Tuesday, March 11, 2014
AUGUSTA -- After an election that was good for progressives, activists are committed to advocating for peace, the poor and the environment at the state and national levels.
Lisa Savage, standing, facilitates a meeting of activists held to discuss the fiscal cliff on Saturday in Augusta.
Staff photo by Joe Phelan
About 40 liberal activists gathered in Augusta Saturday to map out a strategy to push back against what they described as corporate dominance of government. They hope to present a unified front to amplify the voices of ordinary Mainers.
Several organizations will use the name Alliance for the Common Good to engage in educating the public, pressuring state legislators and Maine's Congressional delegation, and advocating that Washington's solution to the so-called fiscal cliff target military spending, not the social safety net.
Several people said that the incoming Democratic majority in the Legislature and a new, independent U.S. senator provide openings to push progressive policy.

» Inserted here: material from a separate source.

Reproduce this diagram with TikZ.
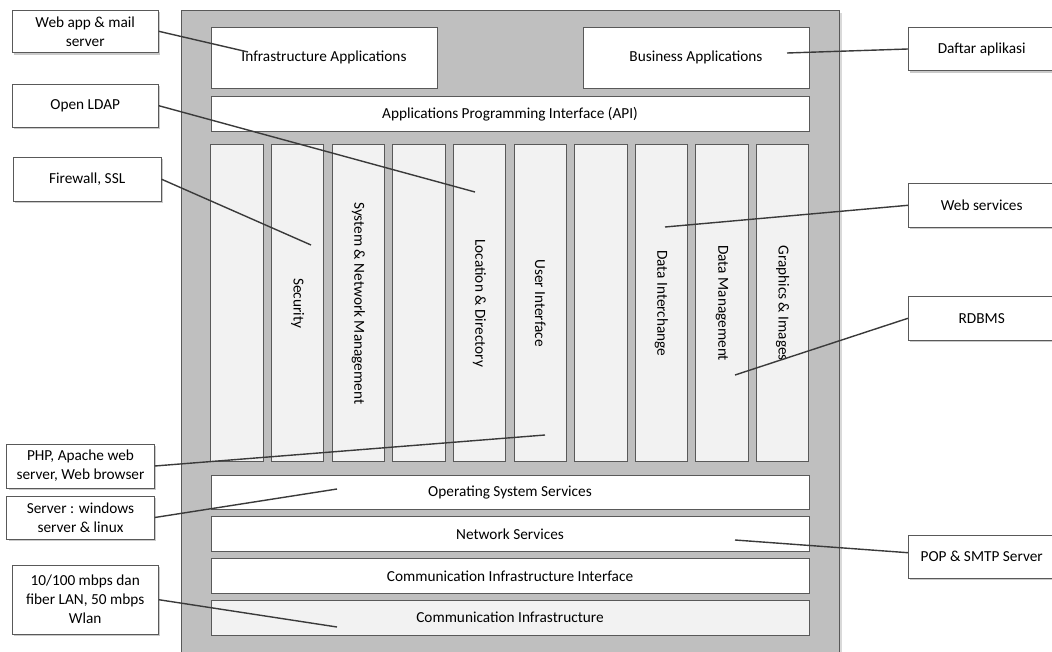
\documentclass[tikz,border=0pt]{standalone}
\usepackage{fontspec}
\setmainfont{Carlito}
\usetikzlibrary{shadows}
\definecolor{outergray}{HTML}{BFBFBF}
\definecolor{colfill}{HTML}{F2F2F2}
\definecolor{edgec}{HTML}{595959}
\definecolor{linkc}{HTML}{3A3A3A}
\tikzset{
  base/.style={draw=edgec, line width=0.9pt, inner sep=1pt, align=center,
    font=\fontsize{15.3}{19}\selectfont, text=black},
  layerbox/.style={base, fill=white},
  lightlayer/.style={base, fill=colfill},
  colbox/.style={base, fill=colfill, rotate=-90, minimum width=317pt, minimum height=52.3pt},
  note/.style={base, fill=white, drop shadow={shadow xshift=2pt, shadow yshift=-2pt, fill=black!35, opacity=0.6}},
  link/.style={draw=linkc, line width=1.4pt},
}
\begin{document}
\begin{tikzpicture}[x=1pt,y=-1pt]
\useasboundingbox (0,0) rectangle (1052,651);
% outer frame
\node[draw=edgec, fill=outergray, line width=1pt, minimum width=658pt, minimum height=680pt,
      inner sep=0pt, anchor=north west,
      drop shadow={shadow xshift=2pt, shadow yshift=-2pt, fill=black!25, opacity=0.6}] (frame) at (181,10) {};
% top layers
\node[layerbox, minimum width=226pt, minimum height=61pt] (infra) at (324,57.5) {Infrastructure Applications};
\node[layerbox, minimum width=226pt, minimum height=61pt] (biz) at (696,57.5) {Business Applications};
\node[layerbox, minimum width=598pt, minimum height=35pt] (api) at (510,114.2) {Applications Programming Interface (API)};
% columns
\node[colbox] (c1) at (237.0,303.2) {};
\node[colbox] (c2) at (297.6,303.2) {Security};
\node[colbox] (c3) at (358.3,303.2) {System \& Network Management};
\node[colbox] (c4) at (418.9,303.2) {};
\node[colbox] (c5) at (479.5,303.2) {Location \& Directory};
\node[colbox] (c6) at (540.2,303.2) {User Interface};
\node[colbox] (c7) at (600.8,303.2) {};
\node[colbox] (c8) at (661.4,303.2) {Data Interchange};
\node[colbox] (c9) at (722.0,303.2) {Data Management};
\node[colbox] (c10) at (782.7,303.2) {Graphics \& Images};
% bottom layers
\node[layerbox, minimum width=598pt, minimum height=34.3pt] (os) at (510,492.2) {Operating System Services};
\node[layerbox, minimum width=598pt, minimum height=34.3pt] (net) at (510,533.8) {Network Services};
\node[layerbox, minimum width=598pt, minimum height=35pt] (cii) at (510,575.8) {Communication Infrastructure Interface};
\node[lightlayer, minimum width=598pt, minimum height=34.7pt] (ci) at (510,617.7) {Communication Infrastructure};
% callouts left
\node[note, minimum width=146.3pt, minimum height=42.7pt] (webapp) at (85.2,31.3) {Web app \& mail\\server};
\node[note, minimum width=146.3pt, minimum height=43.3pt] (ldap) at (85.2,105.7) {Open LDAP};
\node[note, minimum width=147.7pt, minimum height=43.7pt] (fw) at (87.2,179.2) {Firewall, SSL};
\node[note, minimum width=147.6pt, minimum height=44pt] (php) at (80.5,466) {PHP, Apache web\\server, Web browser};
\node[note, minimum width=147.6pt, minimum height=43pt] (srv) at (80.5,517.5) {Server : windows\\server \& linux};
\node[note, minimum width=146.3pt, minimum height=68.7pt] (lan) at (85.2,599.7) {10/100 mbps dan\\fiber LAN, 50 mbps\\Wlan};
% callouts right
\node[note, minimum width=146.7pt, minimum height=43.4pt] (daftar) at (981.7,49) {Daftar aplikasi};
\node[note, minimum width=146.7pt, minimum height=44pt] (websvc) at (981.7,205.3) {Web services};
\node[note, minimum width=146.7pt, minimum height=43.3pt] (rdbms) at (981.7,318.3) {RDBMS};
\node[note, minimum width=146.7pt, minimum height=43.3pt] (pop) at (981.7,556.7) {POP \& SMTP Server};
% connector ends
\coordinate (eInfra) at (248,52);
\coordinate (eLoc) at (475,192);
\coordinate (eSec) at (311,245);
\coordinate (eUI) at (545,435);
\coordinate (eOS) at (337,489);
\coordinate (eCI) at (337,627);
\coordinate (eBiz) at (787,53);
\coordinate (eDI) at (665,227);
\coordinate (eDM) at (735,375);
\coordinate (eNet) at (735,540);
% connectors
\draw[link] (webapp.east) -- (eInfra);
\draw[link] (ldap.east) -- (eLoc);
\draw[link] (fw.east) -- (eSec);
\draw[link] (php.east) -- (eUI);
\draw[link] (srv.east) -- (eOS);
\draw[link] (lan.east) -- (eCI);
\draw[link] (daftar.west) -- (eBiz);
\draw[link] (websvc.west) -- (eDI);
\draw[link] (rdbms.west) -- (eDM);
\draw[link] ([yshift=4pt]pop.west) -- (eNet);
\end{tikzpicture}
\end{document}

"This is a moment where we have an opportunity to win a huge conversation about where our money comes from and what it goes toward," said Kevin Simowitz, York County organizer for Maine People's Alliance.
Simowitz said the alliance's priorities in the next few years include immigration, the environment and health care, and all have price tags attached.
Several other people said those issues are also important to them, along with campaign finance reform, public education and support for poor and vulnerable people.
The meeting was organized by the Maine Campaign to Bring Our War $$ Home, and a common theme was the need to reorient the government away from military spending and toward investments in people.
Larry Dansinger, a volunteer with the campaign, touted the results of a penny poll conducted on Election Day. Maine voters dropped pennies into jars to show they want their tax dollars spent on education, health care and veterans benefits, not the military spending that makes up more than half of the federal discretionary budget.
The activists plan to make door-hangers to distribute that information and organize public meetings in several cities to talk about spending priorities.
Several of the groups that were represented Saturday are coordinating demonstrations for the opening day of the Legislature on Jan. 8. They plan to make signs tying their own issues to common themes such as "money out of politics" and "a Maine-based economy that protects our environment."
Several activists spoke of the need to put aside divisions and competing issues so that government officials will see unity among supporters of the environment, worker rights, gay rights, the Occupy movement, marijuana legalization and other causes.
"I have great hope that something powerful will come out of the people that are here," said Regis Tremblay, a filmmaker from Woolwich. "If we continue down the road of being single-issue people, we'll continue to lose, and we can't afford to lose any longer."
Some of the participants on Saturday have already requested a meeting with independent Sen.-elect Angus King, and several people spoke of the need to get him on board with their issues early.
Leslie Manning, president of the Maine Council of Churches, said she sees an opportunity with King but doesn't want the activists to ignore Maine's other representatives in Congress, especially Republican Sen. Susan Collins, who has an election coming up in 2014.
"As important as it is to talk to King, she is sending the signals out, in very discreet Morse code, that she's willing to be pushed harder," Manning said.
Collins is receptive on the environment, small businesses and reining in defense spending, Manning said, and all of those are popular with Maine people generally.